Sunday, December 03, 2006

Still have your doubts about whether WE should allow the Islamic veil in public?

Then read this cry from the heart of a British Muslim woman, Yasmin Alibahi-Brown (ht Pastorius).

5 comments:

chuck said...

I don't much give a darn what people wear. I also have no quarrel with a restaurant that posts "no shirt no service". I just don't think it's the government's business. And there are plenty of places to run to in this country if you need to escape and start over.

Charlie Martin said...

Tru, you've convinced me: we shouldn't allow any of those sartorial symbols of oppression. Veils, brassieres, high heels, skirts, bright colors, shaved armpits and legs. Oh, and people shouldn't be allowed to possess any written or photographic oppressive material: pornography, Vogue, Glamour, the Quran, or the Bible.

truepeers said...

Seneca,

You continue to miss the point that it isn't about the symbol as such, as if reality and our freedoms therein were only a construction of symbols, of discourse, of language, with no underlying existential reality or struggle. Rather, it is about what a specific symbol refers to, and stands for, in a specific historical place and time. In pragmatic political reality, symbols are sometimes lines drawn in the sand and the only choice is to cross the line or back away.

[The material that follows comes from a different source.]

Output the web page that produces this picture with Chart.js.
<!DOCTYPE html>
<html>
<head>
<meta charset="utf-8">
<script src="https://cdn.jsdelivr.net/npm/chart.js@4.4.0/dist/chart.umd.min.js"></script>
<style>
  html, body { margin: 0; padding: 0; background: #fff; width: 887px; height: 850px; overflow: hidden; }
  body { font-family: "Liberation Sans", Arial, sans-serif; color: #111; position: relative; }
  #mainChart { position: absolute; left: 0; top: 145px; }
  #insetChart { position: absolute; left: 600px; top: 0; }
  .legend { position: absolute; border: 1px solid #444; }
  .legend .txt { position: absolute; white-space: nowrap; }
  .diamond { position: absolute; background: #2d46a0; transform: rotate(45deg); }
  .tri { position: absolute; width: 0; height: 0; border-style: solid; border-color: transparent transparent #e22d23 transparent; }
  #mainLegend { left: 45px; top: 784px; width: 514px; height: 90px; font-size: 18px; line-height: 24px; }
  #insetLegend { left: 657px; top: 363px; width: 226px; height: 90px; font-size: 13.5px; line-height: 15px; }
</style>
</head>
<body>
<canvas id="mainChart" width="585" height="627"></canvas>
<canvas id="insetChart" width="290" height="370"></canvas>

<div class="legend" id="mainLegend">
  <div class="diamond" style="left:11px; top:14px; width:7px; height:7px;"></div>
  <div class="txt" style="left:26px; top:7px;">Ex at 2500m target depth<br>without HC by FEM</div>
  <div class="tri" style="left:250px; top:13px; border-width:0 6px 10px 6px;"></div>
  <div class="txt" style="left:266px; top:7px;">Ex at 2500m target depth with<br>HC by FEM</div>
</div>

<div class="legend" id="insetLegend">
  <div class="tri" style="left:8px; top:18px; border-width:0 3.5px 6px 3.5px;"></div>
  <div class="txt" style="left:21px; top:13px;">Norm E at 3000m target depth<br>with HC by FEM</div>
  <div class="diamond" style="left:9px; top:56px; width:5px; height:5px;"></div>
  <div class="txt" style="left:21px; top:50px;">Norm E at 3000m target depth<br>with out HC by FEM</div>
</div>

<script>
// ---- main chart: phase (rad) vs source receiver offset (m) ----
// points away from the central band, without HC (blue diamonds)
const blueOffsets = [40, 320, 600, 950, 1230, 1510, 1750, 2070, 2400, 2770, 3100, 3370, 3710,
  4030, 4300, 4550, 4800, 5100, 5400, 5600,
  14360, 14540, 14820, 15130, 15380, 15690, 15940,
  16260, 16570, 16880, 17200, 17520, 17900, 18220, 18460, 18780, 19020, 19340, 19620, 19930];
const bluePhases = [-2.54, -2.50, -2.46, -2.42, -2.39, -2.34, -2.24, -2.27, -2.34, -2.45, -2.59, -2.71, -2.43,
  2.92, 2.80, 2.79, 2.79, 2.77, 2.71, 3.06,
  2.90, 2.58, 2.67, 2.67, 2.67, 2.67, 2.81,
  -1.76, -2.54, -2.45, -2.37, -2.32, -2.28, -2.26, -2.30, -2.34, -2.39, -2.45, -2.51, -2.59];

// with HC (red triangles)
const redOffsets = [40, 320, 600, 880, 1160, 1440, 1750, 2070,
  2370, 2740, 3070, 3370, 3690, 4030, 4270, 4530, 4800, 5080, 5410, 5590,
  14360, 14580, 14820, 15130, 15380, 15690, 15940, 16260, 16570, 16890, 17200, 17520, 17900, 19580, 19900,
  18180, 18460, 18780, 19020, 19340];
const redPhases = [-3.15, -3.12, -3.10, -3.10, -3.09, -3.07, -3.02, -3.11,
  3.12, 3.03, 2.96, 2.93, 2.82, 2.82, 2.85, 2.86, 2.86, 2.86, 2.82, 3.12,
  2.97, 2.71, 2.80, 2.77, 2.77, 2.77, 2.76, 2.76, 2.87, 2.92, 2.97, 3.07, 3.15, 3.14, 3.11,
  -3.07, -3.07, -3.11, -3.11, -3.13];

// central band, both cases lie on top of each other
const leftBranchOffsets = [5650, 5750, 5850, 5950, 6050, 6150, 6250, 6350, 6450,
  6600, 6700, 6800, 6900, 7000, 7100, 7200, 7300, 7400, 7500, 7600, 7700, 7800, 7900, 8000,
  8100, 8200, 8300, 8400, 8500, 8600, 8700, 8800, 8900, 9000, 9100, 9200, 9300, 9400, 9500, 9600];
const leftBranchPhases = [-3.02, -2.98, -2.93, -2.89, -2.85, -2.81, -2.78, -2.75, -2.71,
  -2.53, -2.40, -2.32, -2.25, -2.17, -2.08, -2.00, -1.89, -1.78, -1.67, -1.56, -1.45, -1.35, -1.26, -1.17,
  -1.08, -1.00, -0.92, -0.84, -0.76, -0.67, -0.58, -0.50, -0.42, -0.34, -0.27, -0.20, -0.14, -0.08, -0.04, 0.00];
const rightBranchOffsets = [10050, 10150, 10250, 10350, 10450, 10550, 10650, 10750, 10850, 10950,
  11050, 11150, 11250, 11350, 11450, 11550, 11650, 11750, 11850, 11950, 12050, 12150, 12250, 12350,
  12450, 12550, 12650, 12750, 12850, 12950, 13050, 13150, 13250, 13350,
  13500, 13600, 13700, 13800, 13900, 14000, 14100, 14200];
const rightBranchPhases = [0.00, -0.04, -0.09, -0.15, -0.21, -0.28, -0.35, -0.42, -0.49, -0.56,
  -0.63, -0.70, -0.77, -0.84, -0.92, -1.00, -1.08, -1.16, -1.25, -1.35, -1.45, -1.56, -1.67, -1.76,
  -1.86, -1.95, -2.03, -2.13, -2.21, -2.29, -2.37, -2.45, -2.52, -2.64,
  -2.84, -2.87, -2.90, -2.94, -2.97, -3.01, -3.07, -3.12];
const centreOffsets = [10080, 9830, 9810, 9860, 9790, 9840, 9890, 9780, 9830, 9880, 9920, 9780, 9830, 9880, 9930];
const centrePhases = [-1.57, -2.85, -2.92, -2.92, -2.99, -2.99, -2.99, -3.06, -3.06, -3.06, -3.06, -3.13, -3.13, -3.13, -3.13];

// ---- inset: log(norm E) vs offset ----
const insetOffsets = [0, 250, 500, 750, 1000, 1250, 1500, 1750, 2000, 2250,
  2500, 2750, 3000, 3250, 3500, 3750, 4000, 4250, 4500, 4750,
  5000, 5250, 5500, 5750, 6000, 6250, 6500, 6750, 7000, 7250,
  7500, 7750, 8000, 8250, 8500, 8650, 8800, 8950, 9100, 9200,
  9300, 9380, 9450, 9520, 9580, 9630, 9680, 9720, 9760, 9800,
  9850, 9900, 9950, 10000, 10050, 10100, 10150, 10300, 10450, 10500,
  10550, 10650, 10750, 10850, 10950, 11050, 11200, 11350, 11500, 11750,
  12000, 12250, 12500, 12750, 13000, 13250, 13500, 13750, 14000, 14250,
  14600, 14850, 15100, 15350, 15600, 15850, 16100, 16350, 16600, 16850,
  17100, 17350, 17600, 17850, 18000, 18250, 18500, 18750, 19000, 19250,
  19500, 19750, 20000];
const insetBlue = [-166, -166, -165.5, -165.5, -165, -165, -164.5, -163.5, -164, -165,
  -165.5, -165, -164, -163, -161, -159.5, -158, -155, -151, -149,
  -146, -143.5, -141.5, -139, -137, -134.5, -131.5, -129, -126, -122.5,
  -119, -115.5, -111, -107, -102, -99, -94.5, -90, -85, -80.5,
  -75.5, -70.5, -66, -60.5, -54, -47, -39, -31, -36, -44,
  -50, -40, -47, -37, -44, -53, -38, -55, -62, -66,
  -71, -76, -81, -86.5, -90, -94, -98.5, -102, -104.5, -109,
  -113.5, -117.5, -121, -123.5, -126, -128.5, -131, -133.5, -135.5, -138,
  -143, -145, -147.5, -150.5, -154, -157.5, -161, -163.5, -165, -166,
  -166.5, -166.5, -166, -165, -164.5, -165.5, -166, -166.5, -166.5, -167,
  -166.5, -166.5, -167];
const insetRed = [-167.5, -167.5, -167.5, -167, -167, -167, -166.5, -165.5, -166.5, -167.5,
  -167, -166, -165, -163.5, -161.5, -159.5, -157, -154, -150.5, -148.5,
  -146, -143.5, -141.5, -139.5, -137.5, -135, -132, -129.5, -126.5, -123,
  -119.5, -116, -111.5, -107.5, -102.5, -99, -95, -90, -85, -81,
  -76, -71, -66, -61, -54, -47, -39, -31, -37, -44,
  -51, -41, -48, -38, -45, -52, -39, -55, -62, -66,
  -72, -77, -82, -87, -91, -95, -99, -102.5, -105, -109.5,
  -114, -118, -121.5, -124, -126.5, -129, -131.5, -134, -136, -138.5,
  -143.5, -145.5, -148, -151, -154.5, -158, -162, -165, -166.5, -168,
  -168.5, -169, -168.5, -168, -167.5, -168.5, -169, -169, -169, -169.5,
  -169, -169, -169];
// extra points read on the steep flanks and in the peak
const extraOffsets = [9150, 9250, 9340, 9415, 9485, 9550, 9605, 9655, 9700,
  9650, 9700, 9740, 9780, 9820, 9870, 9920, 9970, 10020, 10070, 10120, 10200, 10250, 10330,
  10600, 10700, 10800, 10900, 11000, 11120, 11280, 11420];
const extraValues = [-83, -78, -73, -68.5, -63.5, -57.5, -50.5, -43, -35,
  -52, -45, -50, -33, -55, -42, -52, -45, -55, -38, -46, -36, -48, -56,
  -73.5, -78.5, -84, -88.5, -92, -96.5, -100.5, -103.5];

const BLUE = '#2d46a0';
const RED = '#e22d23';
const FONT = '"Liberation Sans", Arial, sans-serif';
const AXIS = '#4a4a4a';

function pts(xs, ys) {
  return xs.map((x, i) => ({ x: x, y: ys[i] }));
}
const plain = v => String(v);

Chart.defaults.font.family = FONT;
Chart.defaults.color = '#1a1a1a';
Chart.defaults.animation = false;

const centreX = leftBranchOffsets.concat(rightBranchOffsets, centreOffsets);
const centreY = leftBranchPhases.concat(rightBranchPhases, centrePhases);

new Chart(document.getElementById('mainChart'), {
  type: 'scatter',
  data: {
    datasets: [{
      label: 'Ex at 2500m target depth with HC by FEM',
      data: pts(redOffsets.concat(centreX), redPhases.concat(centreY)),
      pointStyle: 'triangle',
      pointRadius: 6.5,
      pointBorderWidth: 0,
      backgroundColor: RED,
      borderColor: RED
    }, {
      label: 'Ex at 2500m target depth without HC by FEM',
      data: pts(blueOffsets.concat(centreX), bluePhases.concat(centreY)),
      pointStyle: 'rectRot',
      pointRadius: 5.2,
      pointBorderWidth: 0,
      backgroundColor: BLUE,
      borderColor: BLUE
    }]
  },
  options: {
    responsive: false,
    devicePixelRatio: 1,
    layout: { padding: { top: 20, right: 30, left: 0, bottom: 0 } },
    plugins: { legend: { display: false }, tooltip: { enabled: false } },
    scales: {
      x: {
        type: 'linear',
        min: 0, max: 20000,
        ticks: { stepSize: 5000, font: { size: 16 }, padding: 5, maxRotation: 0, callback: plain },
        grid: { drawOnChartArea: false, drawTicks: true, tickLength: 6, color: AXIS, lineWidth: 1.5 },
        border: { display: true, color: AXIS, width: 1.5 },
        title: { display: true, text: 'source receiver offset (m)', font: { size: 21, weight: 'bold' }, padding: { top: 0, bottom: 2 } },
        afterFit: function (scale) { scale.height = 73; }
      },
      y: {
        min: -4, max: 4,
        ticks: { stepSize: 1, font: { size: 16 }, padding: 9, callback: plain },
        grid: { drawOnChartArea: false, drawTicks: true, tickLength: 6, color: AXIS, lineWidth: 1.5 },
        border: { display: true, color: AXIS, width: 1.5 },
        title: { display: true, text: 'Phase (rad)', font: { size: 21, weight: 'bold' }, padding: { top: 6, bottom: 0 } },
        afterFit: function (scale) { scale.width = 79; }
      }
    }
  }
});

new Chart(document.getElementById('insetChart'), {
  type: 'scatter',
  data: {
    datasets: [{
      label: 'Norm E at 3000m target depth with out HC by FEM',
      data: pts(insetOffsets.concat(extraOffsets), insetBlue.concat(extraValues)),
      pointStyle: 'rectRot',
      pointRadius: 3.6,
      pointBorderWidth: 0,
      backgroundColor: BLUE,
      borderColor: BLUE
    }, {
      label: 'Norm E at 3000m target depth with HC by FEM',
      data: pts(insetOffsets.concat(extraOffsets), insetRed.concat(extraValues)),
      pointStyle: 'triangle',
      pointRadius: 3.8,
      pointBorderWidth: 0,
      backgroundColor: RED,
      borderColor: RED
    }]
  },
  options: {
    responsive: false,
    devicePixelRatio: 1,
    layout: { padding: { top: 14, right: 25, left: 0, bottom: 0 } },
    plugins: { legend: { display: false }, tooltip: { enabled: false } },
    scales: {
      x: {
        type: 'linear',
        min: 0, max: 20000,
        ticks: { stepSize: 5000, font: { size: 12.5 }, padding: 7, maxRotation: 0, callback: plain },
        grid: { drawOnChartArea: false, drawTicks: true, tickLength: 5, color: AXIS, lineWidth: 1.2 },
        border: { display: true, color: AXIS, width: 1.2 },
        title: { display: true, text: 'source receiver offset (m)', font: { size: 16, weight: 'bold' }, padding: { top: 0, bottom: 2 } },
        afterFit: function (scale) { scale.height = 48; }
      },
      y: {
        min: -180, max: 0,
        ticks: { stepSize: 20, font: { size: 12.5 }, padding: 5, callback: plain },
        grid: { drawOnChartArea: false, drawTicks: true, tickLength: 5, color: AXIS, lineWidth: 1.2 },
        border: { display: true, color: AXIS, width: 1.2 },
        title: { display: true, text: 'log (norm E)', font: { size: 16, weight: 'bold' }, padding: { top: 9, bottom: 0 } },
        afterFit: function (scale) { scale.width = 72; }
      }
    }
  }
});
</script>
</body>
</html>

I don't want to argue this in search of some universal principle detached from context - what could that "principle" be beyond the pragmatic question of what to do if you come sincerely to believe, as does this writer (why not accept her point of view on today's reality, just for a thought experiment), that the kind of relatively free society in which you want to live is now threatened by those who take advantage of a society's freedoms to undermine it?

The article linked is a cry from the heart of a very real, intelligent, woman who feels her existence as a relatively free Muslim woman in a western country is under threat (and readers know that there are many others who see something fundamental under threat in the present crisis). First of all, we might discuss whether her fear is rational or not. From what I read about the scene in England and other places today, I think it is. From muy perspective, you, who previously argued that the only people seriously threatening western society number a few thousands may have a weaker grasp on the reality on the streets of London. But let's leave that empirical question aside for now.

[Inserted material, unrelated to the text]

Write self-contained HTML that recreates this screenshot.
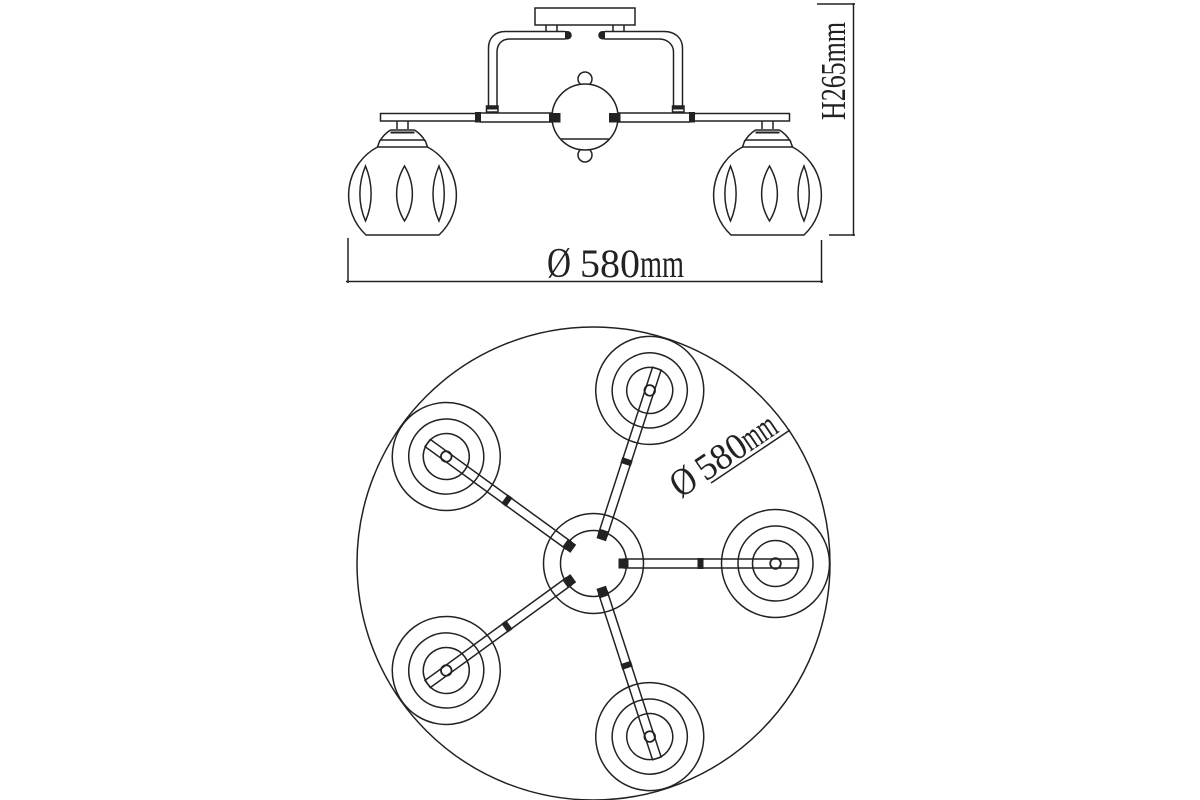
<!DOCTYPE html>
<html><head><meta charset="utf-8"><style>html,body{margin:0;padding:0;background:#fff}svg{display:block}</style></head><body>
<svg width="1200" height="800" viewBox="0 0 1200 800" xmlns="http://www.w3.org/2000/svg" fill="none" stroke="#222" stroke-width="1.5">
<defs>
<g id="shade">
<path d="M397 121.500V129M408 121.500V129"/>
<path d="M390.500 130H414.500M390.500 130C386 133 382 137 380 141M414.500 130C419 133 423 137 425 141M380 140H425M380 140L377.500 147H427.500L425 140" />
<path d="M390.500 132.500H414.500" stroke-width="2"/>
<path d="M377.500 147A54.500 54.500 0 0 0 366 235H439A54.500 54.500 0 0 0 427.500 147"/>
<path d="M365.500 166C358 184 358 204 365.500 221C373 204 373 184 365.500 166Z"/>
<path d="M404.500 166C394 184 394 204 404.500 221C415 204 415 184 404.500 166Z"/>
<path d="M439 166C431 184 431 204 439 221C446 204 446 184 439 166Z"/>
</g>
<g id="arm">
<path d="M30 -4.500H205V4.500H30"/>
<rect x="25" y="-5" width="10" height="10" fill="#222" stroke="none"/>
<rect x="104" y="-5.500" width="6" height="11" fill="#222" stroke="none"/>
<circle cx="182" cy="0" r="23"/>
<circle cx="182" cy="0" r="37.500"/>
<circle cx="182" cy="0" r="54"/>
<circle cx="182" cy="0" r="5.300" stroke-width="1.800"/>
</g>
</defs>

<!-- canopy -->
<rect x="535" y="8" width="100" height="17"/>
<path d="M546 25V31M557 25V31M613 25V31M624 25V31"/>
<path d="M565 31.500H505.500C495 31.500 488.500 38 488.500 48V106M565 39H510C501 39 497 45 497 52V106"/>
<path d="M605 31.500H664C675 31.500 682.500 38 682.500 48V106M605 39H659C668 39 673.500 45 673.500 52V106"/>
<path d="M565 31H567.500a4 4 0 0 1 0 8.500H565Z" fill="#222" stroke="none"/>
<path d="M605 31H602.500a4 4 0 0 0 0 8.500H605Z" fill="#222" stroke="none"/>
<rect x="486.500" y="106" width="11.500" height="6"/><rect x="486.500" y="106" width="11.500" height="3.500" fill="#222" stroke="none"/>
<rect x="672.500" y="106" width="11.500" height="6"/><rect x="672.500" y="106" width="11.500" height="3.500" fill="#222" stroke="none"/>

<!-- bars -->
<path d="M480 113H553M480 122H553M617 113H690M617 122H690"/>
<path d="M475 113.500H380.500V121H475M695 113.500H789.500V121H695"/>
<use href="#shade"/>
<use href="#shade" transform="translate(365 0)"/>
<rect x="475" y="112" width="6" height="10.500" fill="#222" stroke="none"/>
<rect x="689" y="112" width="6" height="10.500" fill="#222" stroke="none"/>

<!-- hub side view -->
<circle cx="585" cy="79" r="7"/>
<circle cx="585" cy="155" r="7"/>
<circle cx="585" cy="117" r="33" fill="#fff"/>
<path d="M561 139H609"/>
<rect x="549" y="113" width="11.500" height="9.500" fill="#222" stroke="none"/>
<rect x="609" y="113" width="11.500" height="9.500" fill="#222" stroke="none"/>

<!-- dims -->
<path d="M348 238V283M346 281.500H823M821.500 240V283M817 4H855M853.500 3V236M829 235H855"/>
<g fill="#222" stroke="none" font-family="'Liberation Serif',serif">
<text x="547" y="277" font-size="42" textLength="24" lengthAdjust="spacingAndGlyphs">Ø</text>
<text x="580" y="277" font-size="40" textLength="60" lengthAdjust="spacingAndGlyphs">580</text>
<text x="640" y="277" font-size="40" textLength="44" lengthAdjust="spacingAndGlyphs">mm</text>
<text transform="translate(845 120) rotate(-90)" font-size="35" textLength="98" lengthAdjust="spacingAndGlyphs">H265mm</text>
<g transform="translate(680.600 498.700) rotate(-34)">
<text x="0" y="0" font-size="39" textLength="24" lengthAdjust="spacingAndGlyphs">Ø</text>
<text x="30" y="0" font-size="37" textLength="54" lengthAdjust="spacingAndGlyphs">580</text>
<text x="84" y="0" font-size="37" textLength="36" lengthAdjust="spacingAndGlyphs">mm</text>
</g>
</g>
<path d="M711 483L790 430"/>

<!-- plan view -->
<circle cx="593.500" cy="563.500" r="236.500"/>
<circle cx="593.500" cy="563.500" r="50"/>
<circle cx="593.500" cy="563.500" r="33"/>
<use href="#arm" transform="translate(593.500 563.500)"/>
<use href="#arm" transform="translate(593.500 563.500) rotate(-72)"/>
<use href="#arm" transform="translate(593.500 563.500) rotate(-144)"/>
<use href="#arm" transform="translate(593.500 563.500) rotate(144)"/>
<use href="#arm" transform="translate(593.500 563.500) rotate(72)"/>
</svg>
</body></html>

Will you accept that in theory there could evolve a situation in which this kind of woman writer would find herself and her kind of life seriously under threat and that the fight over symbols was a test of a side's willingness to engage some larger fight about the existence of entire forms of society and culture?

Lets just assume that what she says about an existential threat on her kind of life is now the reality in much of Europe, if not America. It's not a perfect world; it never is. Usually, our only choices in matters of government are between bad or worse and there is no avoiding a serious fight between tough choices by appeal to some high-minded utopian ideal. It is a question of one kind of society, with its favorite symbols, defending itself from those who would compromise it by using the freedoms allowed them to practice various forms of intimidation and victimary moral blackmail, as symbolized by both group and individual actions which will never add up to some consistent or discrete ratioanl meaning - symbols never do - but only point to the reality of some existential struggle between two kinds of society with incompatible forms of the sacred. And, as it happens, it seems it is women - the physically and often socially weaker sex it must be admitted in situations like this - who are first in line to pay the price of this struggle.

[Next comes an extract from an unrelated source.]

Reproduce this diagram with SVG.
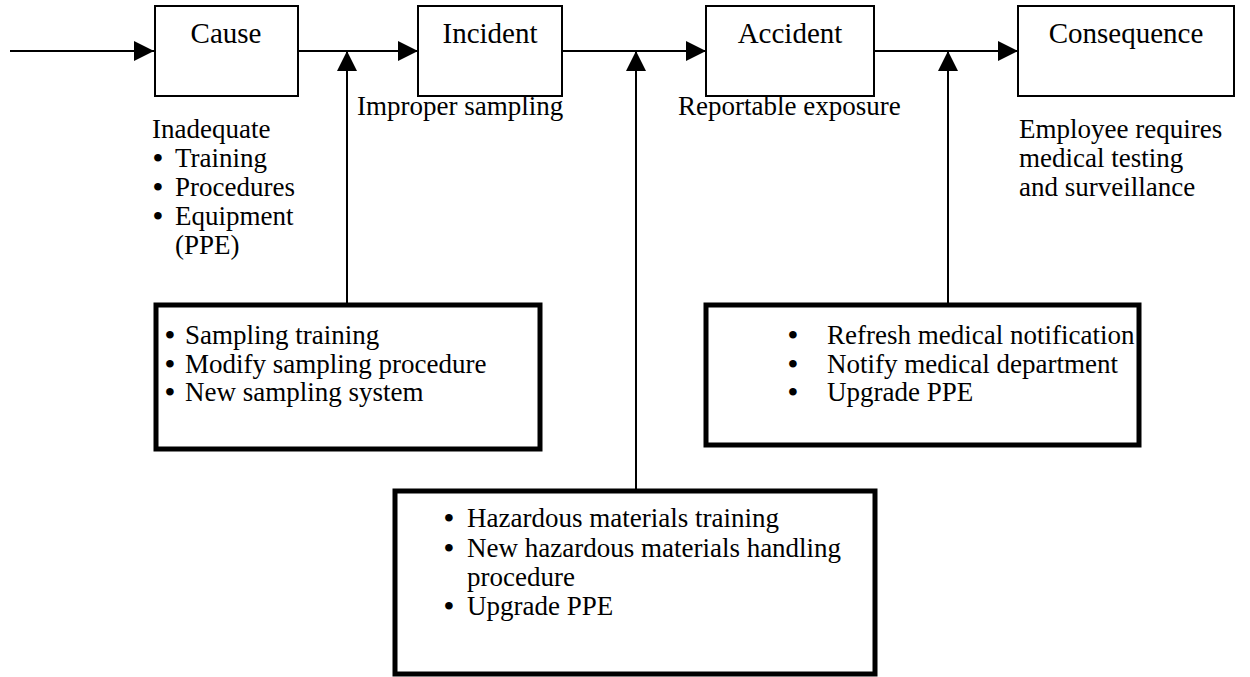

Again, standing up for some absolute freedom without compromise isn't a choice in this kind of scenario. If you think it is, what you are really doing is refusing to take sides. Otherwise, you can side with those who would compromise some total freedom - as imaginable only in libertarian dreams - in one way, or those who would do it in another. If Britain more clearly divides between those who would ban the veil and those who would sympathize with the forces of an imperialist Islamism and leftist victimary blackmail, are you going to continue to sit there and insist there is a third way? are you going to refuse sides and stand above it all, because in your mind there should be another choice, another kind of world, even if there isn't in this place and time?... as I will think will only become clearer as this world-wide war unfolds.

truepeers said...

But what Islamists use most is intimidation. A survey conducted in France in May 2003 found that 77 percent of girls wearing the hijab said they did so because of physical threats from Islamist groups. A series in the newspaper Libération in 2003 documented how Muslim women and girls in France who refuse to wear the hijab are insulted, rejected, and often physically threatened by Muslim males. One of the teenage girls interviewed said, "Every day, bearded men come to me and advise me strongly on wearing the veil. It is a war. For now, there are no dead, but there are looks and words that do kill."

not to mention acid in the face as this brutal article goes on to tell.

Seneca, do you really want to play the conscientious objector in this war?

truepeers said...

So, Coisty, is the joke on me? Maybe in taking the side of a totalitarian leftist I am living up to my intuition that there really only are two sides in the veil wars, at least in any place where the numbers are such that a conflict between Islam and the West, in increasingly plain terms, is inevitably staged.